Original 106
- England;
- Broadcast area: Dorset, Hampshire, Isle of Wight and West Sussex
- Frequencies: 106.0 MHz and 106.6 MHz FM

Programming
- Format: Adult Album Alternative

Ownership
- Owner: Celador Radio Broadcasting

History
- First air date: 1 October 2006
- Last air date: 30 September 2008

Links
- Website: www.original106.com

= Original 106 (Solent) =

Original 106fm was an Independent Local Radio station broadcasting to the Solent region of southern England, centred on the towns and cities of Portsmouth, Southampton and Bournemouth, from its transmitters at Chillerton Down, Mannings Heath (Poole) and Crabwood Farm (Winchester). It was awarded its broadcast licence in September 2005 and launched on 1 October 2006 and ceased broadcasting on 30 September 2008.

The station broadcast an Adult Alternative format, with only 35% of its music coming from past or present Top 20 charts.

Original 106fm was notable for holding the first United Kingdom broadcast licence to be awarded to an overseas group when Canwest won the licence in 2005. They sold it to Celador Radio Broadcasting in August 2008.

The station ceased broadcasting on 30 September 2008 and was replaced by Celador's new station The Coast.

==Original 106 music==
Original 106 played a mix of hit singles and album tracks from a full range of adult-oriented genres including rock, pop, soul, R & B, blues, mellow and adult eclectic from the 1960s to the present day. Specialist music programmes complemented the main music mix, in the form of themed night-time shows each week night and "The Original Showcase" presented by Xan Phillips, a locally focused arts, music and entertainment show on Sunday evenings featuring new music, local bands, theatre, comedy, interviews, discussions etc. Richard Skinner presented the Original 106 Album Chart on Sunday afternoons. Original 106 played music by local bands and artists and in 2008 the station sponsored The Mag Awards, a music awards ceremony presented by The Mag.

==News, sport, traffic and information==
Original 106 broadcast local news bulletins 24 hours a day. Alan Jennings was the News Editor. Journalists included Jalminder Sandhu, Simon Vincent and Clare Sowerbutts.

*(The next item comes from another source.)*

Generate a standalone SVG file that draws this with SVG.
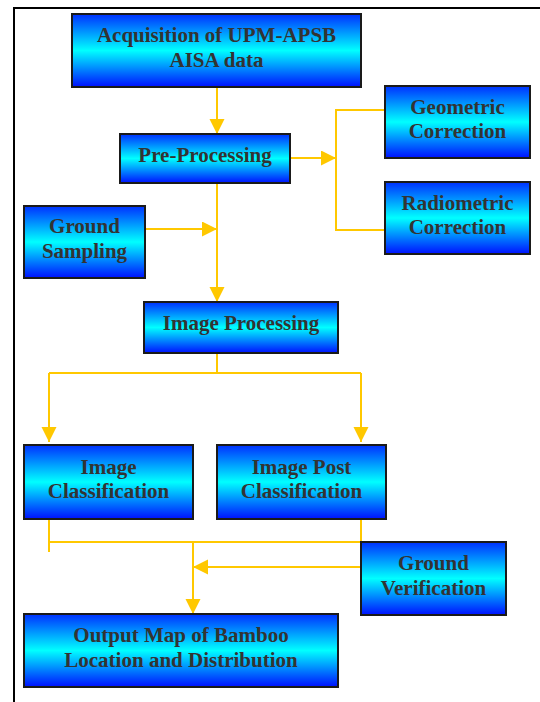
<svg xmlns="http://www.w3.org/2000/svg" width="540" height="702" viewBox="0 0 540 702">
<defs>
<linearGradient id="g" x1="0" y1="0" x2="0" y2="1">
<stop offset="0" stop-color="#0030FF"/>
<stop offset="0.5" stop-color="#00FFFF"/>
<stop offset="1" stop-color="#0010FF"/>
</linearGradient>
<marker id="ah" markerUnits="userSpaceOnUse" markerWidth="16" markerHeight="16" refX="15" refY="7.5" orient="auto">
<path d="M0,0 L15,7.5 L0,15 z" fill="#FFC800"/>
</marker>
<style>
.box{fill:url(#g);stroke:#1a1a1a;stroke-width:2}
.t{font-family:"Liberation Serif","Times New Roman",serif;font-weight:bold;font-size:21px;fill:#333333;text-anchor:middle}
.c{fill:none;stroke:#FFC800;stroke-width:2}
.a{marker-end:url(#ah)}
</style>
</defs>
<rect width="540" height="702" fill="#ffffff"/>
<path d="M14,702 V8 H540" fill="none" stroke="#000" stroke-width="2"/>
<g id="connectors">
<path class="c a" d="M217,87 V134"/>
<path class="c a" d="M290,158 H336"/>
<path class="c" d="M385,110 H336 V230 H385"/>
<path class="c a" d="M217,183 V302"/>
<path class="c a" d="M145,229 H217"/>
<path class="c" d="M217,353 V373 M49,373 H361"/>
<path class="c a" d="M49,373 V442"/>
<path class="c a" d="M361,373 V442"/>
<path class="c" d="M49,519 V552 M49,542 H361 M361,519 V542"/>
<path class="c a" d="M193,542 V614"/>
<path class="c a" d="M361,567 H193"/>
</g>
<g id="acquisition"><rect class="box" x="72" y="14" width="289" height="73"/><text class="t" x="216.5" y="42">Acquisition of UPM-APSB</text><text class="t" x="216.5" y="67">AISA data</text></g>
<g id="preprocessing"><rect class="box" x="120" y="134" width="170" height="49"/><text class="t" x="205" y="162">Pre-Processing</text></g>
<g id="geometric"><rect class="box" x="385" y="86" width="145" height="72"/><text class="t" x="457.5" y="114">Geometric</text><text class="t" x="457.5" y="138">Correction</text></g>
<g id="radiometric"><rect class="box" x="385" y="182" width="145" height="72"/><text class="t" x="457.5" y="210">Radiometric</text><text class="t" x="457.5" y="234">Correction</text></g>
<g id="groundsampling"><rect class="box" x="24" y="206" width="121" height="72"/><text class="t" x="84.5" y="233">Ground</text><text class="t" x="84.5" y="258">Sampling</text></g>
<g id="imageprocessing"><rect class="box" x="144" y="302" width="194" height="51"/><text class="t" x="241" y="330">Image Processing</text></g>
<g id="imageclassification"><rect class="box" x="24" y="445" width="169" height="74"/><text class="t" x="108.5" y="474">Image</text><text class="t" x="108.5" y="498">Classification</text></g>
<g id="imagepost"><rect class="box" x="217" y="445" width="169" height="74"/><text class="t" x="301.5" y="474">Image Post</text><text class="t" x="301.5" y="498">Classification</text></g>
<g id="groundverification"><rect class="box" x="361" y="542" width="145" height="73"/><text class="t" x="433.5" y="570">Ground</text><text class="t" x="433.5" y="595">Verification</text></g>
<g id="output"><rect class="box" x="24" y="614" width="314" height="73"/><text class="t" x="181" y="642">Output Map of Bamboo</text><text class="t" x="181" y="667">Location and Distribution</text></g>
</svg>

Regular "What's On" and entertainment guides were broadcast daily, complete with information features focused on life across the south coast of England.

==Presenters==
- Tommy Boyd
- Richard Skinner
- Chris Wright
- Pat Sissons
- Xan Phillips
- Tim Butcher
- Matt Hopper
- Rosalie Lamming
- Adrian Scott
- Martyn Lee

==Audience figures==
In the period from January 2008 to June 2008 (RAJAR Q208), Original 106 reported 127,000 listeners over a 13-week period, and 45,000 people every single week.

==Management==
- Managing Director: Kevin Stewart
- Programme Director: Martyn Lee
- News Editor: Alan Jennings

== Licence breach and lifting==
On 8 October 2007 OFCOM found Original 106 in breach of its licence.

"This Spot Sampling report was triggered following complaints received by Ofcom that
Original 106, the "Adult Alternative" station for the Solent region, is not delivering the
music policy set out in its Format.

After carrying out a detailed analysis of the music logs from three days of Original’s
output, we found that the station, which its Format states is "an album-led music
service", was clearly exceeding the percentage of Top 20 hit singles that its Format
permits it to play, and particularly during daytime hours. We concluded from our
analysis that an unacceptably high number of the music tracks being aired by
Original were mainstream pop records that do not sit happily with the station’s "Adult
Alternative" remit, and were therefore out-of-Format.

Original 106 is not operating within its Format and a Yellow Card warning has been issued."

On 29 February 2008 Original 106 was sampled again by OFCOM on Wednesday 30 January, Thursday 31 January and Friday 1 February 2008. OFCOM concluded:

"At the end of January 2008, we carried out a second three-day analysis of Original’s output, and found that, across a 24-hour period, the station was now within its permitted percentage of Top 20 hit singles. There was also a considerable reduction in the number of tracks that could not comfortably be described as "Adult Alternative". The station was within its Format in other aspects of its music policy. The station was also compliant with its Format regarding news and speech output, which included a high percentage of speech at breakfast, along with interviews and features, and two extended news bulletins. We concluded that Original 106 is now operating within its Format, and the Yellow Card issued in October 2007 therefore has been lifted."